# start of DATASET CONTENT
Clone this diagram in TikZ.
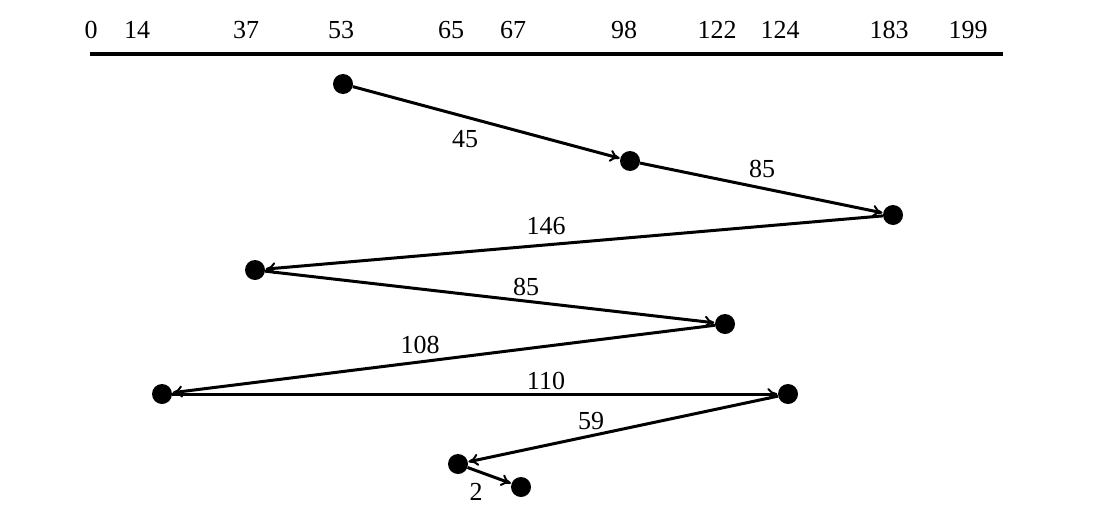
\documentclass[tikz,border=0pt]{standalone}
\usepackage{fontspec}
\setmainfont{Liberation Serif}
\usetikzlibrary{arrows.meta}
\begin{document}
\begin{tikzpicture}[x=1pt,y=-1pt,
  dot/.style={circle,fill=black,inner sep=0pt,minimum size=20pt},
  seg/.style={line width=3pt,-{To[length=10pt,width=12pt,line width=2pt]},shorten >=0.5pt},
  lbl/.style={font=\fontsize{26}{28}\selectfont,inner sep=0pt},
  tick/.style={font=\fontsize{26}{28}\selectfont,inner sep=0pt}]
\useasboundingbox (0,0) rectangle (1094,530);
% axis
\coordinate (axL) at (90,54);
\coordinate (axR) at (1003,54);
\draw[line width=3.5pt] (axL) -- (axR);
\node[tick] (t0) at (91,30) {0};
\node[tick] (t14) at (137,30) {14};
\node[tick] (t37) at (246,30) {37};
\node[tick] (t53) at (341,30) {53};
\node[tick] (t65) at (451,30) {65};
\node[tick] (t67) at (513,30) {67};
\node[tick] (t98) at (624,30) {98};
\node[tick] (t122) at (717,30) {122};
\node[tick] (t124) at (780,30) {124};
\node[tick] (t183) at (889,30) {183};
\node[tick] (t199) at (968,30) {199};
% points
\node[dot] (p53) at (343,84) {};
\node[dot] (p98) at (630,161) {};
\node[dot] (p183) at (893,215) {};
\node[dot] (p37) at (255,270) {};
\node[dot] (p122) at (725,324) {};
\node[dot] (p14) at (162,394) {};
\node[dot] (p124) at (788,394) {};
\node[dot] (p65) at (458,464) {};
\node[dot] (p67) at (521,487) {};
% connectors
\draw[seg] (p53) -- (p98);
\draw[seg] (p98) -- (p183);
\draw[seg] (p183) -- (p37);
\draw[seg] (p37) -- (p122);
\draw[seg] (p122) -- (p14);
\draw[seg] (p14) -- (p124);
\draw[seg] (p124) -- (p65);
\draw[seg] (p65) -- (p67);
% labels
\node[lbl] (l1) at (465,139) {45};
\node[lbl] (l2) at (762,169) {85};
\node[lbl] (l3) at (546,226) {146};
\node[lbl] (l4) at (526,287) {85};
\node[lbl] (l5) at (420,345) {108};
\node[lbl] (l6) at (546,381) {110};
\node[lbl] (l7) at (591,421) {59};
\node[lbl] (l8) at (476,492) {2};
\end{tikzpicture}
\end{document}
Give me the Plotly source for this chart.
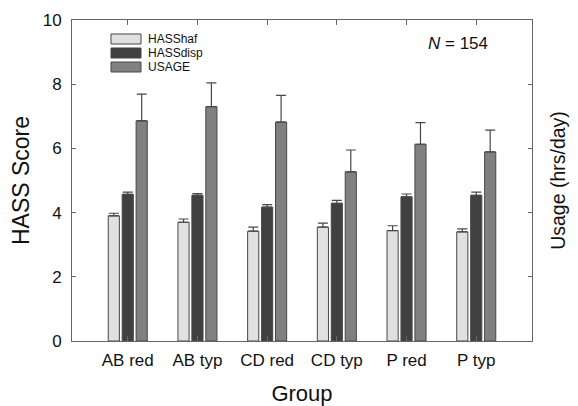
# end of DATASET CONTENT
Repeat all the data as it stands, dropping any images it holds.

* _FULL RESPONSE_
Clone this diagram in TikZ.
\documentclass[tikz,border=0pt]{standalone}
\usepackage{fontspec}
\setmainfont{Liberation Serif}
\usetikzlibrary{arrows.meta}
\begin{document}
\begin{tikzpicture}[x=1pt,y=-1pt,
  dot/.style={circle,fill=black,inner sep=0pt,minimum size=20pt},
  seg/.style={line width=3pt,-{To[length=10pt,width=12pt,line width=2pt]},shorten >=0.5pt},
  lbl/.style={font=\fontsize{26}{28}\selectfont,inner sep=0pt},
  tick/.style={font=\fontsize{26}{28}\selectfont,inner sep=0pt}]
\useasboundingbox (0,0) rectangle (1094,530);
% axis
\coordinate (axL) at (90,54);
\coordinate (axR) at (1003,54);
\draw[line width=3.5pt] (axL) -- (axR);
\node[tick] (t0) at (91,30) {0};
\node[tick] (t14) at (137,30) {14};
\node[tick] (t37) at (246,30) {37};
\node[tick] (t53) at (341,30) {53};
\node[tick] (t65) at (451,30) {65};
\node[tick] (t67) at (513,30) {67};
\node[tick] (t98) at (624,30) {98};
\node[tick] (t122) at (717,30) {122};
\node[tick] (t124) at (780,30) {124};
\node[tick] (t183) at (889,30) {183};
\node[tick] (t199) at (968,30) {199};
% points
\node[dot] (p53) at (343,84) {};
\node[dot] (p98) at (630,161) {};
\node[dot] (p183) at (893,215) {};
\node[dot] (p37) at (255,270) {};
\node[dot] (p122) at (725,324) {};
\node[dot] (p14) at (162,394) {};
\node[dot] (p124) at (788,394) {};
\node[dot] (p65) at (458,464) {};
\node[dot] (p67) at (521,487) {};
% connectors
\draw[seg] (p53) -- (p98);
\draw[seg] (p98) -- (p183);
\draw[seg] (p183) -- (p37);
\draw[seg] (p37) -- (p122);
\draw[seg] (p122) -- (p14);
\draw[seg] (p14) -- (p124);
\draw[seg] (p124) -- (p65);
\draw[seg] (p65) -- (p67);
% labels
\node[lbl] (l1) at (465,139) {45};
\node[lbl] (l2) at (762,169) {85};
\node[lbl] (l3) at (546,226) {146};
\node[lbl] (l4) at (526,287) {85};
\node[lbl] (l5) at (420,345) {108};
\node[lbl] (l6) at (546,381) {110};
\node[lbl] (l7) at (591,421) {59};
\node[lbl] (l8) at (476,492) {2};
\end{tikzpicture}
\end{document}
Give me the Plotly source for this chart.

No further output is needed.